DATA LINES →
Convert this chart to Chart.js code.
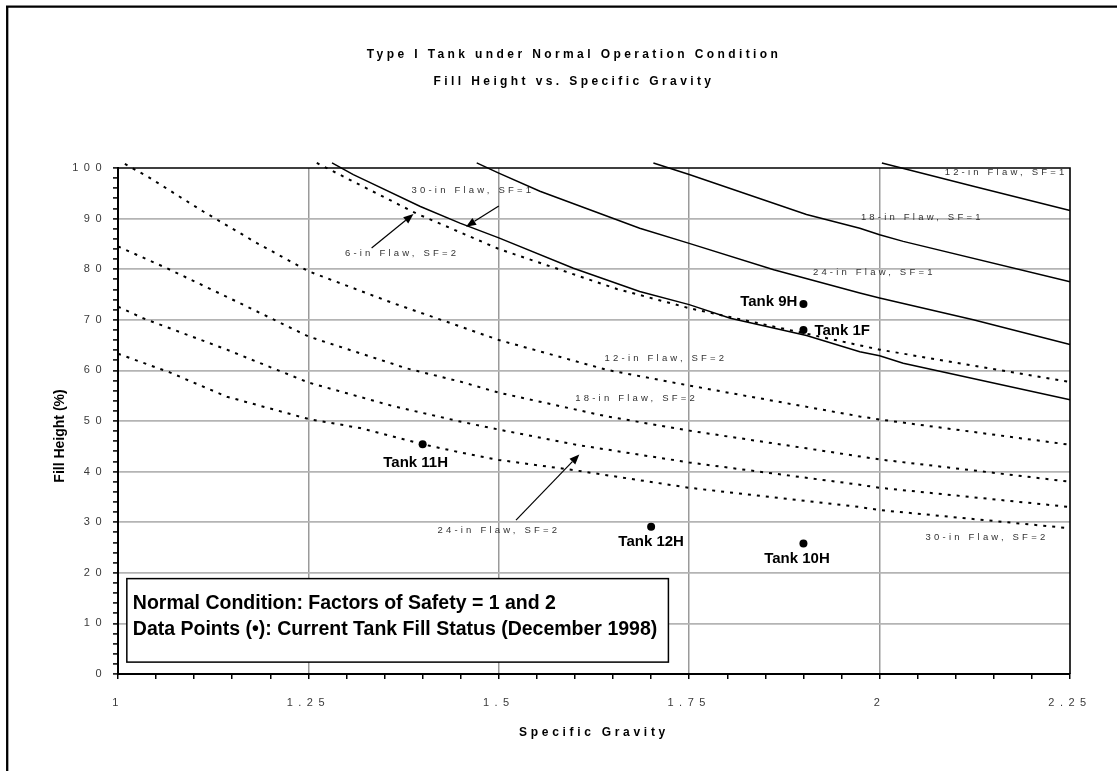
<!DOCTYPE html>
<html>
<head>
<meta charset="utf-8">
<script src="https://cdn.jsdelivr.net/npm/chart.js@4.4.1/dist/chart.umd.min.js"></script>
<style>
  html, body { margin: 0; padding: 0; background: #fff; }
  canvas { display: block; }
</style>
</head>
<body>
<canvas id="chart" width="1117" height="771"></canvas>
<script>
const FONT = '"Liberation Sans", Arial, Helvetica, sans-serif';

// Axis ticks
const xTickValues = [1, 1.25, 1.5, 1.75, 2, 2.25];
const xTickLabels = ['1', '1.25', '1.5', '1.75', '2', '2.25'];
const yTickValues = [0, 10, 20, 30, 40, 50, 60, 70, 80, 90, 100];
const yTickLabels = ['0', '10', '20', '30', '40', '50', '60', '70', '80', '90', '100'];

// Allowable fill height (%) vs specific gravity, factor of safety = 1
const flaw12SF1 = [[2.003, 101.0], [2.123, 96.4], [2.25, 91.6]];
const flaw18SF1 = [[1.703, 101.0], [1.75, 98.7], [1.904, 90.8], [1.974, 88.1], [2.0, 86.8], [2.031, 85.5], [2.25, 77.5]];
const flaw24SF1 = [[1.471, 101.0], [1.5, 99.0], [1.554, 95.4], [1.685, 88.1], [1.75, 85.1], [1.861, 79.9], [1.974, 75.3], [2.0, 74.3], [2.123, 70.0], [2.25, 65.1]];
const flaw30SF1 = [[1.281, 101.0], [1.309, 98.7], [1.327, 97.4], [1.397, 92.4], [1.449, 89.1], [1.5, 86.2], [1.598, 80.2], [1.685, 75.6], [1.75, 73.0], [1.804, 70.3], [1.904, 66.9], [1.974, 63.7], [2.0, 62.9], [2.031, 61.4], [2.25, 54.2]];

// Allowable fill height (%) vs specific gravity, factor of safety = 2
const flaw6SF2 = [[1.261, 101.0], [1.300, 98.0], [1.392, 91.0], [1.5, 84.0], [1.655, 76.1], [1.75, 72.3], [2.0, 64.1], [2.25, 57.7]];
const flaw12SF2 = [[1.009, 100.8], [1.040, 98.2], [1.112, 91.4], [1.182, 85.2], [1.25, 79.6], [1.361, 73.3], [1.449, 68.7], [1.5, 66.0], [1.642, 60.1], [1.75, 57.0], [1.974, 50.9], [2.0, 50.3], [2.25, 45.3]];
const flaw18SF2 = [[1.0, 84.5], [1.064, 80.2], [1.160, 73.3], [1.25, 66.7], [1.379, 60.4], [1.449, 57.8], [1.5, 55.6], [1.642, 50.9], [1.75, 48.1], [1.904, 44.6], [2.0, 42.4], [2.25, 38.0]];
const flaw24SF2 = [[1.0, 72.6], [1.033, 70.3], [1.143, 64.1], [1.25, 57.6], [1.362, 52.9], [1.449, 49.9], [1.5, 48.3], [1.602, 45.3], [1.75, 41.8], [1.974, 37.4], [2.0, 36.8], [2.25, 33.0]];
const flaw30SF2 = [[1.0, 63.3], [1.068, 59.6], [1.143, 54.8], [1.25, 50.4], [1.318, 48.6], [1.4, 45.4], [1.449, 43.8], [1.5, 42.3], [1.598, 40.3], [1.75, 36.8], [1.974, 33.0], [2.0, 32.4], [2.25, 28.8]];

// Current tank fill status (December 1998)
const tankNames = ['Tank 9H', 'Tank 1F', 'Tank 11H', 'Tank 12H', 'Tank 10H'];
const tankSG = [1.9, 1.9, 1.4, 1.7, 1.9];
const tankFill = [73.1, 68.0, 45.4, 29.1, 25.8];

const toPoints = arr => arr.map(([x, y]) => ({ x, y }));
const labelFor = (values, labels, v) => {
  const i = values.findIndex(t => Math.abs(t - v) < 1e-6);
  return i >= 0 ? labels[i] : '';
};
const isInner = (values, v) => values.slice(1, -1).some(t => Math.abs(t - v) < 1e-6);

// Curve captions (placed in data units)
const curveCaptions = [
  { text: '12-in Flaw, SF=1', x: 2.166, y: 99.1 },
  { text: '18-in Flaw, SF=1', x: 2.056, y: 90.2 },
  { text: '24-in Flaw, SF=1', x: 1.993, y: 79.3 },
  { text: '30-in Flaw, SF=1', x: 1.466, y: 95.65 },
  { text: '6-in Flaw, SF=2', x: 1.373, y: 83.2 },
  { text: '12-in Flaw, SF=2', x: 1.7195, y: 62.4 },
  { text: '18-in Flaw, SF=2', x: 1.681, y: 54.5 },
  { text: '24-in Flaw, SF=2', x: 1.500, y: 28.3 },
  { text: '30-in Flaw, SF=2', x: 2.141, y: 27.0 }
];

// Leader arrows: tail -> head, in data units
const leaderArrows = [
  { from: [1.333, 84.2], to: [1.388, 90.9] },
  { from: [1.500, 92.5], to: [1.457, 88.4] },
  { from: [1.5226, 30.4], to: [1.6057, 43.4] }
];

// Tank label placement relative to the marker (pixels)
const tankLabelPlacement = [
  { align: 'right', dx: -6, dy: -2 },
  { align: 'left', dx: 11, dy: 1 },
  { align: 'center', dx: -7, dy: 19 },
  { align: 'center', dx: 0, dy: 15 },
  { align: 'center', dx: -6.5, dy: 15 }
];

const noteLines = [
  'Normal Condition: Factors of Safety = 1 and 2',
  'Data Points (\u2022): Current Tank Fill Status (December 1998)'
];

// Letter-spaced rendering for some library-drawn texts (optional horizontal shift)
const spacedParts = [
  { get: ch => ch.titleBlock, method: 'draw', spacing: '3.4px', shift: 9 },
  { get: ch => ch.scales.x, method: 'drawLabels', spacing: '5.5px', shift: 0 },
  { get: ch => ch.scales.x, method: 'drawTitle', spacing: '3.7px', shift: 0 },
  { get: ch => ch.scales.y, method: 'drawLabels', spacing: '5.5px', shift: 0 }
];
const letterSpacingPlugin = {
  id: 'letterSpacing',
  beforeDraw(chart) {
    spacedParts.forEach(p => {
      const obj = p.get(chart);
      if (!obj) return;
      const key = '_spaced_' + p.method;
      if (obj[key]) return;
      const orig = obj[p.method];
      obj[p.method] = function (...args) {
        const c = this.ctx;
        c.save();
        c.letterSpacing = p.spacing;
        if (p.shift) c.translate(p.shift, 0);
        const r = orig.apply(this, args);
        c.restore();
        return r;
      };
      obj[key] = true;
    });
  }
};

// Page background and the frame at the top-left edges
const pagePlugin = {
  id: 'page',
  beforeDraw(chart) {
    const c = chart.ctx;
    c.save();
    c.fillStyle = '#fff';
    c.fillRect(0, 0, chart.width, chart.height);
    c.strokeStyle = '#000';
    c.lineWidth = 2.3;
    c.beginPath();
    c.moveTo(7.2, 5.6);
    c.lineTo(7.2, chart.height);
    c.moveTo(6, 6.7);
    c.lineTo(chart.width, 6.7);
    c.stroke();
    c.restore();
  }
};

function drawArrow(c, x0, y0, x1, y1) {
  const ang = Math.atan2(y1 - y0, x1 - x0);
  const len = 10, half = 4;
  const bx = x1 - len * Math.cos(ang), by = y1 - len * Math.sin(ang);
  c.beginPath();
  c.moveTo(x0, y0);
  c.lineTo(bx, by);
  c.stroke();
  c.beginPath();
  c.moveTo(x1, y1);
  c.lineTo(bx + half * Math.sin(ang), by - half * Math.cos(ang));
  c.lineTo(bx - half * Math.sin(ang), by + half * Math.cos(ang));
  c.closePath();
  c.fill();
}

const annotationPlugin = {
  id: 'annotations',
  afterDatasetsDraw(chart) {
    const c = chart.ctx;
    const xs = chart.scales.x, ys = chart.scales.y;
    const px = v => xs.getPixelForValue(v);
    const py = v => ys.getPixelForValue(v);
    const area = chart.chartArea;
    c.save();

    // top and right edges of the plot frame
    c.strokeStyle = '#000';
    c.lineWidth = 1.6;
    c.beginPath();
    c.moveTo(area.left, area.top);
    c.lineTo(area.right, area.top);
    c.lineTo(area.right, area.bottom);
    c.stroke();

    // curve captions
    c.fillStyle = '#333';
    c.font = '9.5px ' + FONT;
    c.letterSpacing = '3.2px';
    c.textAlign = 'center';
    c.textBaseline = 'middle';
    curveCaptions.forEach(l => c.fillText(l.text, px(l.x), py(l.y)));
    c.letterSpacing = '0px';

    // leader arrows
    c.strokeStyle = '#000';
    c.fillStyle = '#000';
    c.lineWidth = 1.2;
    leaderArrows.forEach(a => drawArrow(c, px(a.from[0]), py(a.from[1]), px(a.to[0]), py(a.to[1])));

    // tank labels
    c.font = 'bold 15px ' + FONT;
    c.fillStyle = '#000';
    c.textBaseline = 'middle';
    tankNames.forEach((name, i) => {
      const p = tankLabelPlacement[i];
      c.textAlign = p.align;
      c.fillText(name, px(tankSG[i]) + p.dx, py(tankFill[i]) + p.dy);
    });

    // note box
    const bx0 = px(1.0116), bx1 = px(1.7227);
    const by0 = py(18.85), by1 = py(2.35);
    c.fillStyle = '#fff';
    c.fillRect(bx0, by0, bx1 - bx0, by1 - by0);
    c.strokeStyle = '#000';
    c.lineWidth = 1.5;
    c.strokeRect(bx0, by0, bx1 - bx0, by1 - by0);
    c.fillStyle = '#000';
    c.font = 'bold 19.5px ' + FONT;
    c.textAlign = 'left';
    c.textBaseline = 'middle';
    noteLines.forEach((t, i) => c.fillText(t, bx0 + 6, by0 + 25 + i * 26.5));

    // vertical axis title
    c.save();
    c.translate(60, (area.top + area.bottom) / 2 + 15);
    c.rotate(-Math.PI / 2);
    c.font = 'bold 14px ' + FONT;
    c.textAlign = 'center';
    c.textBaseline = 'middle';
    c.fillText('Fill Height (%)', 0, 0);
    c.restore();

    c.restore();
  }
};

const solid = (label, data) => ({
  label, data: toPoints(data), showLine: true, borderColor: '#000', borderWidth: 1.5,
  pointRadius: 0, fill: false, tension: 0, clip: { left: 0, top: 8, right: 1, bottom: 0 }
});
const dotted = (label, data) => ({
  label, data: toPoints(data), showLine: true, borderColor: '#000', borderWidth: 2,
  borderDash: [3, 6], pointRadius: 0, fill: false, tension: 0, clip: { left: 0, top: 8, right: 1, bottom: 0 }
});

new Chart(document.getElementById('chart'), {
  type: 'scatter',
  data: {
    datasets: [
      solid('12-in Flaw, SF=1', flaw12SF1),
      solid('18-in Flaw, SF=1', flaw18SF1),
      solid('24-in Flaw, SF=1', flaw24SF1),
      solid('30-in Flaw, SF=1', flaw30SF1),
      dotted('6-in Flaw, SF=2', flaw6SF2),
      dotted('12-in Flaw, SF=2', flaw12SF2),
      dotted('18-in Flaw, SF=2', flaw18SF2),
      dotted('24-in Flaw, SF=2', flaw24SF2),
      dotted('30-in Flaw, SF=2', flaw30SF2),
      {
        label: 'Current Tank Fill Status',
        data: tankSG.map((x, i) => ({ x, y: tankFill[i] })),
        showLine: false, pointRadius: 4, pointBackgroundColor: '#000', pointBorderColor: '#000', pointBorderWidth: 0
      }
    ]
  },
  options: {
    responsive: false,
    animation: false,
    devicePixelRatio: 1,
    layout: { padding: { left: 60, right: 47, top: 0, bottom: 0 } },
    plugins: {
      legend: { display: false },
      tooltip: { enabled: false },
      title: {
        display: true,
        text: ['Type I Tank under Normal Operation Condition', 'Fill Height vs. Specific Gravity'],
        color: '#000',
        font: { family: FONT, size: 12, weight: 'bold', lineHeight: '27px' },
        padding: { top: 41.5, bottom: 72.5 }
      }
    },
    scales: {
      x: {
        type: 'linear', position: 'bottom', min: 1, max: 2.25,
        afterFit: s => { s.height = 97; },
        ticks: {
          stepSize: 0.05, autoSkip: false, maxRotation: 0, minRotation: 0, padding: 17,
          color: '#3a3a3a', font: { family: FONT, size: 11 },
          callback: v => labelFor(xTickValues, xTickLabels, v)
        },
        grid: {
          color: c => isInner(xTickValues, c.tick.value) ? '#9a9a9a' : 'rgba(0,0,0,0)',
          lineWidth: 1.5, drawTicks: true, tickLength: 5, tickColor: '#000', tickWidth: 1.5
        },
        border: { display: true, color: '#000', width: 2 },
        title: {
          display: true, text: 'Specific Gravity', color: '#000',
          font: { family: FONT, size: 12, weight: 'bold', lineHeight: 1 },
          padding: { top: 0, bottom: 32 }
        }
      },
      y: {
        type: 'linear', position: 'left', min: 0, max: 100,
        afterFit: s => { s.width = 58; },
        ticks: {
          stepSize: 2, autoSkip: false, padding: 6,
          color: '#3a3a3a', font: { family: FONT, size: 11 },
          callback: v => labelFor(yTickValues, yTickLabels, v)
        },
        grid: {
          color: c => isInner(yTickValues, c.tick.value) ? '#b4b4b4' : 'rgba(0,0,0,0)',
          lineWidth: 1.8, drawTicks: true, tickLength: 5, tickColor: '#000', tickWidth: 1.5
        },
        border: { display: true, color: '#000', width: 2 },
        title: { display: false }
      }
    }
  },
  plugins: [pagePlugin, letterSpacingPlugin, annotationPlugin]
});
</script>
</body>
</html>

WHAT THE TASK ASKS →
Everything from the first line of the listing above through the line that contains "61.4], [2.25, 54.2]];" is to be restated word for word, minus the pictures.

PROBLEM SOLUTION →
Convert this chart to Chart.js code.
<!DOCTYPE html>
<html>
<head>
<meta charset="utf-8">
<script src="https://cdn.jsdelivr.net/npm/chart.js@4.4.1/dist/chart.umd.min.js"></script>
<style>
  html, body { margin: 0; padding: 0; background: #fff; }
  canvas { display: block; }
</style>
</head>
<body>
<canvas id="chart" width="1117" height="771"></canvas>
<script>
const FONT = '"Liberation Sans", Arial, Helvetica, sans-serif';

// Axis ticks
const xTickValues = [1, 1.25, 1.5, 1.75, 2, 2.25];
const xTickLabels = ['1', '1.25', '1.5', '1.75', '2', '2.25'];
const yTickValues = [0, 10, 20, 30, 40, 50, 60, 70, 80, 90, 100];
const yTickLabels = ['0', '10', '20', '30', '40', '50', '60', '70', '80', '90', '100'];

// Allowable fill height (%) vs specific gravity, factor of safety = 1
const flaw12SF1 = [[2.003, 101.0], [2.123, 96.4], [2.25, 91.6]];
const flaw18SF1 = [[1.703, 101.0], [1.75, 98.7], [1.904, 90.8], [1.974, 88.1], [2.0, 86.8], [2.031, 85.5], [2.25, 77.5]];
const flaw24SF1 = [[1.471, 101.0], [1.5, 99.0], [1.554, 95.4], [1.685, 88.1], [1.75, 85.1], [1.861, 79.9], [1.974, 75.3], [2.0, 74.3], [2.123, 70.0], [2.25, 65.1]];
const flaw30SF1 = [[1.281, 101.0], [1.309, 98.7], [1.327, 97.4], [1.397, 92.4], [1.449, 89.1], [1.5, 86.2], [1.598, 80.2], [1.685, 75.6], [1.75, 73.0], [1.804, 70.3], [1.904, 66.9], [1.974, 63.7], [2.0, 62.9], [2.031, 61.4], [2.25, 54.2]];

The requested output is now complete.